No es de práctica diplomática habitual en el mundo que a pocos días del final de un mandato presidencial el Gobierno saliente designe nuevos embajadores. Tampoco es considerada como una decisión diplomática seria y responsable. Esas cuestiones no parecen preocupar a la actual conducción del Palacio San Martín, que se encuentra cubriendo un número de embajadas, sea que se encuentran vacantes, con los titulares próximos a la jubilación o al término de funciones previstas en la ley del servicio exterior de la nación. Los nombramientos tampoco responden a una necesidad de urgencia que no pueda esperar a que asuma en breve un nuevo Gobierno.
El argumento gubernamental es que las nuevas designaciones están siendo cubiertas por diplomáticos de carrera. Esa condición, aunque importante en sí misma, sin embargo no altera en nada el hecho de ser enviados por un jefe de Estado próximo a dejar la función, además de condicionar las decisiones del Gobierno entrante, que podría tener una preferencia diplomática funcional distinta. Es una falta de consideración al nuevo mandatario y hasta atenta contra el sentido común.
Además tiene claras implicancias financieras en el caso de que esas designaciones fueran revocadas por la nueva administración. De acuerdo con la ley del servicio exterior y el decreto reglamentario, la designación y el traslado de un embajador, como promedio, tiene un costo que oscila entre los sesenta y los noventa mil dólares, según el coeficiente de destino diplomático, los gastos de embalaje y flete, y la composición familiar del embajador designado.
En este contexto, es lógico preguntarse sobre la necesidad de decisiones que, salvo excepciones, no tendrían efectos diplomáticos inmediatos o urgentes para el interés nacional y, en cambio, aportarían inconvenientes prácticos, administrativos o eventualmente políticos.
Un embajador cuyo plácet sea requerido al final de un mandato presidencial tampoco podrá iniciar las funciones en las mejores condiciones profesionales, aun cuando se apresure en asumir y presente las cartas credenciales antes del 10 de diciembre.

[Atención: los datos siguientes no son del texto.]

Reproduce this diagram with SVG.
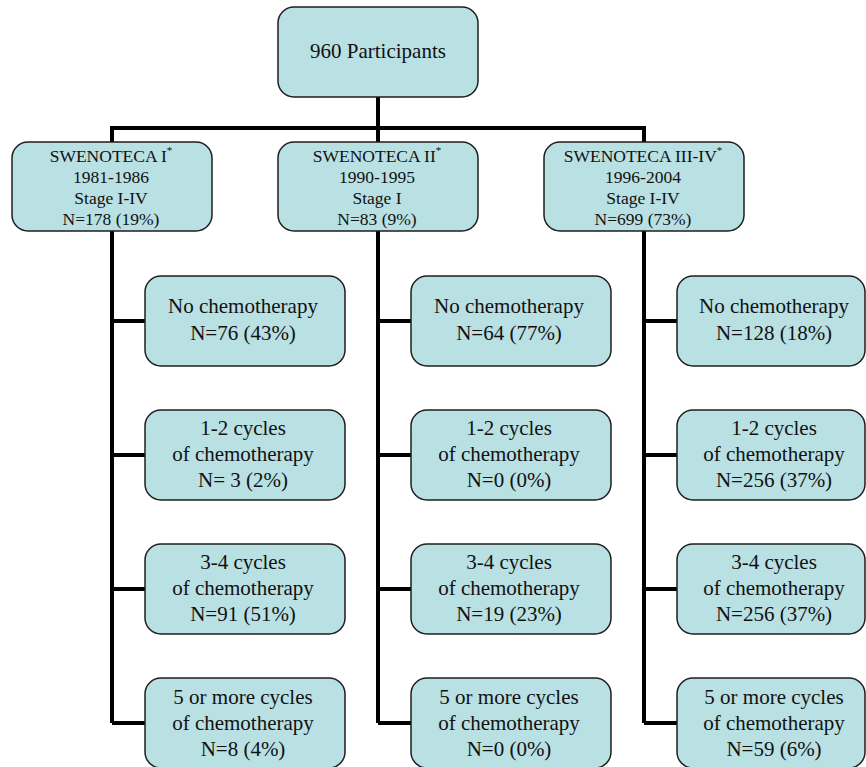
<svg xmlns="http://www.w3.org/2000/svg" width="866" height="767" viewBox="0 0 866 767" font-family="'Liberation Serif', Tinos, 'Times New Roman', Times, serif">
<style>
.box{fill:#b9e0e3;stroke:#1e1e1e;stroke-width:1.5}
text{font-family:'Liberation Serif',Tinos,'Times New Roman',Times,serif;fill:#111;text-anchor:middle}
.t0{font-size:21px}
.t1{font-size:17.5px}
.t2{font-size:21px}
.sup{font-size:11px}
.con{stroke:#000;stroke-width:4;fill:none}
</style>
<g id="connectors">
<path class="con" d="M378 97V142M112 142V128H644V142"/>
<path class="con" d="M112 231V723M112 321H145M112 455H145M112 589H145M112 723H145"/>
<path class="con" d="M378 231V723M378 321H411M378 455H411M378 589H411M378 723H411"/>
<path class="con" d="M644 231V723M644 321H677M644 455H677M644 589H677M644 723H677"/>
</g>
<g id="root"><rect class="box" x="278" y="7" width="200" height="90" rx="16"/><text class="t0" x="378" y="58">960 Participants</text></g>
<g id="swe1"><rect class="box" x="12" y="142" width="200" height="89" rx="16"/>
<text class="t1" x="111" y="162">SWENOTECA I<tspan class="sup" dy="-8">*</tspan></text>
<text class="t1" x="111" y="183">1981-1986</text><text class="t1" x="111" y="204">Stage I-IV</text><text class="t1" x="111" y="225">N=178 (19%)</text></g>
<g id="swe2"><rect class="box" x="278" y="142" width="200" height="89" rx="16"/>
<text class="t1" x="377" y="162">SWENOTECA II<tspan class="sup" dy="-8">*</tspan></text>
<text class="t1" x="377" y="183">1990-1995</text><text class="t1" x="377" y="204">Stage I</text><text class="t1" x="377" y="225">N=83 (9%)</text></g>
<g id="swe3"><rect class="box" x="544" y="142" width="200" height="89" rx="16"/>
<text class="t1" x="643" y="162">SWENOTECA III-IV<tspan class="sup" dy="-8">*</tspan></text>
<text class="t1" x="643" y="183">1996-2004</text><text class="t1" x="643" y="204">Stage I-IV</text><text class="t1" x="643" y="225">N=699 (73%)</text></g>

<g id="c1a"><rect class="box" x="145" y="276" width="200" height="90" rx="16"/><text class="t2" x="243" y="313">No chemotherapy</text><text class="t2" x="243" y="340">N=76 (43%)</text></g>
<g id="c1b"><rect class="box" x="145" y="410" width="200" height="90" rx="16"/><text class="t2" x="243" y="435">1-2 cycles</text><text class="t2" x="243" y="461">of chemotherapy</text><text class="t2" x="243" y="487">N= 3 (2%)</text></g>
<g id="c1c"><rect class="box" x="145" y="544" width="200" height="90" rx="16"/><text class="t2" x="243" y="569">3-4 cycles</text><text class="t2" x="243" y="595">of chemotherapy</text><text class="t2" x="243" y="621">N=91 (51%)</text></g>
<g id="c1d"><rect class="box" x="145" y="678" width="200" height="90" rx="16"/><text class="t2" x="243" y="704">5 or more cycles</text><text class="t2" x="243" y="730">of chemotherapy</text><text class="t2" x="243" y="756">N=8 (4%)</text></g>

<g id="c2a"><rect class="box" x="411" y="276" width="200" height="90" rx="16"/><text class="t2" x="509" y="313">No chemotherapy</text><text class="t2" x="509" y="340">N=64 (77%)</text></g>
<g id="c2b"><rect class="box" x="411" y="410" width="200" height="90" rx="16"/><text class="t2" x="509" y="435">1-2 cycles</text><text class="t2" x="509" y="461">of chemotherapy</text><text class="t2" x="509" y="487">N=0 (0%)</text></g>
<g id="c2c"><rect class="box" x="411" y="544" width="200" height="90" rx="16"/><text class="t2" x="509" y="569">3-4 cycles</text><text class="t2" x="509" y="595">of chemotherapy</text><text class="t2" x="509" y="621">N=19 (23%)</text></g>
<g id="c2d"><rect class="box" x="411" y="678" width="200" height="90" rx="16"/><text class="t2" x="509" y="704">5 or more cycles</text><text class="t2" x="509" y="730">of chemotherapy</text><text class="t2" x="509" y="756">N=0 (0%)</text></g>

<g id="c3a"><rect class="box" x="677" y="276" width="188" height="90" rx="16"/><text class="t2" x="774" y="313">No chemotherapy</text><text class="t2" x="774" y="340">N=128 (18%)</text></g>
<g id="c3b"><rect class="box" x="677" y="410" width="188" height="90" rx="16"/><text class="t2" x="774" y="435">1-2 cycles</text><text class="t2" x="774" y="461">of chemotherapy</text><text class="t2" x="774" y="487">N=256 (37%)</text></g>
<g id="c3c"><rect class="box" x="677" y="544" width="188" height="90" rx="16"/><text class="t2" x="774" y="569">3-4 cycles</text><text class="t2" x="774" y="595">of chemotherapy</text><text class="t2" x="774" y="621">N=256 (37%)</text></g>
<g id="c3d"><rect class="box" x="677" y="678" width="188" height="90" rx="16"/><text class="t2" x="774" y="704">5 or more cycles</text><text class="t2" x="774" y="730">of chemotherapy</text><text class="t2" x="774" y="756">N=59 (6%)</text></g>
</svg>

Si lo hiciera después a esa fecha, se daría la paradoja de que las cartas firmadas deberían ser cambiadas y rubricadas por el nuevo Presidente, que no intervino en la designación original. Que se trate de un diplomático de carrera no cambia la situación ni altera las consecuencias. Ese procedimiento sería inconcebible y repudiable si la designación recayera en un embajador político que cesa automáticamente por ley el mismo día que concluye el mandato del Presidente que lo designó.
A días de las elecciones presidenciales es un mal mensaje seguir alterando prácticas diplomáticas. También con nuevas designaciones en puestos críticos de la Cancillería, como las que ha advertido con preocupación la Asociación Profesional del Cuerpo Permanente del Servicio Exterior de la Nación (Apsen). Es lamentable que la actual conducción del Palacio San Martín siga produciendo hechos innecesarios que puedan afectar la buena diplomacia que necesita la Argentina.